Compressed video formats typically encode the difference between frames. However, to start a stream/video or allow for reasonably responsive seeking, key frames (a.k.a. I-frames) are needed to draw the entire picture every so often as a reference point. The problem with key frames is that they're very large compared to delta frames (a.k.a. P-frames and B-frames), which increases data usage and can cause stutters. To address this, their quality is often reduced—but if by too much, a pulsing effect appears.
Ideally, you want key frames to be as far apart as possible while still providing a reasonable seek speed and cutting granularity. Personally, I always use the maximum value these cameras support, which is 150. At 30fps, that is just five seconds (150 frames ÷ 30fps = 5 seconds). Most modern PCs can seek anywhere in such an encoded video in well under a second, this reduces video stuttering/pulsing, and significantly improves the amount of recorded video time your storage can hold. The other consideration is
Blue Iris, which is written with outdated standards from when PCs were far less powerful and didn't have much memory; so it will flag such cameras with an error, which I promptly ignore as it proceeds to work just fine.

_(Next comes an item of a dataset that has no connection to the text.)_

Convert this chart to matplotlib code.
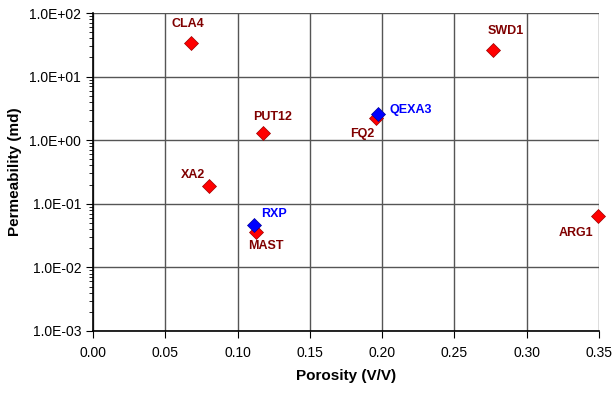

Just beware of three things:
- When you click on a live camera in BI/UI3 to maximize it, the image will start out blurry (using the camera's sub stream) until the next keyframe, where it will switch to the main stream. If your keyframe interval is 150 @ 30fps, this could take up to 5 seconds—depending where in the keyframe sequence the camera was the moment you clicked. If you can't tolerate that delay, reduce your keyframe interval to shorten it.
- Recorded clips must start with a keyframe, so make sure you set Blue Iris' Stream buffer time and Pretrigger record time to a number sufficiently high enough that it can go back in time to the previous keyframe (or the one before it) when receiving a recording trigger, so your recordings don't start several seconds after an event begins. I typically use a value of 20 seconds for both (right-click camera in BI -> Camera settings -> Record).
- During playback in BI/UI3, seeking in recorded clips will be slower on videos with larger key frame intervals. If you find it too slow, reduce your key frame interval (changes will take effect on future recorded clips). A faster CPU on the BI machine also helps with this (when you seek, it jumps to the nearest key frame, and then has to decode out to the spot you selected before it can begin playback).
Yes, the camera always uses all frames for motion detection, as does Blue Iris, regardless of your key frame interval. The only potential issue is what I wrote in #2 above. To further illustrate, let's say your key frame interval is 600, and your camera is running at 10fps (a very extreme example). This puts your key frames a whopping 60 seconds apart, and let's say they're happening on the turn of every minute of the clock. 12:45:00 PM you have a key frame, 12:46:00 PM you have another key frame, etc. At 12:46:15 PM, a person walks by. Your camera will send an ONVIF trigger to Blue Iris right away (or Blue Iris will detect the motion right away with its built-in motion detector), but it cannot start actually recording until the next key frame comes in at 12:47:00 PM—long after the person is gone! With a sufficiently large
Stream buffer time and
Pretrigger record time, Blue Iris can go back in time and start your recording at the 12:46:00 PM key frame, or even at the 12:45:00 PM key frame—despite the motion trigger happening at 12:46:15 PM. Too far back though, and it'll use more memory (to remember all those frames in case it needs to go back), and your clips will have a lot of nothing happening at the beginning.
For Blue Iris, what's more important than your key frame interval is that your main+sub stream frame rates match each other, and your main+sub stream key frame intervals match each other. The rest is a matter of preference.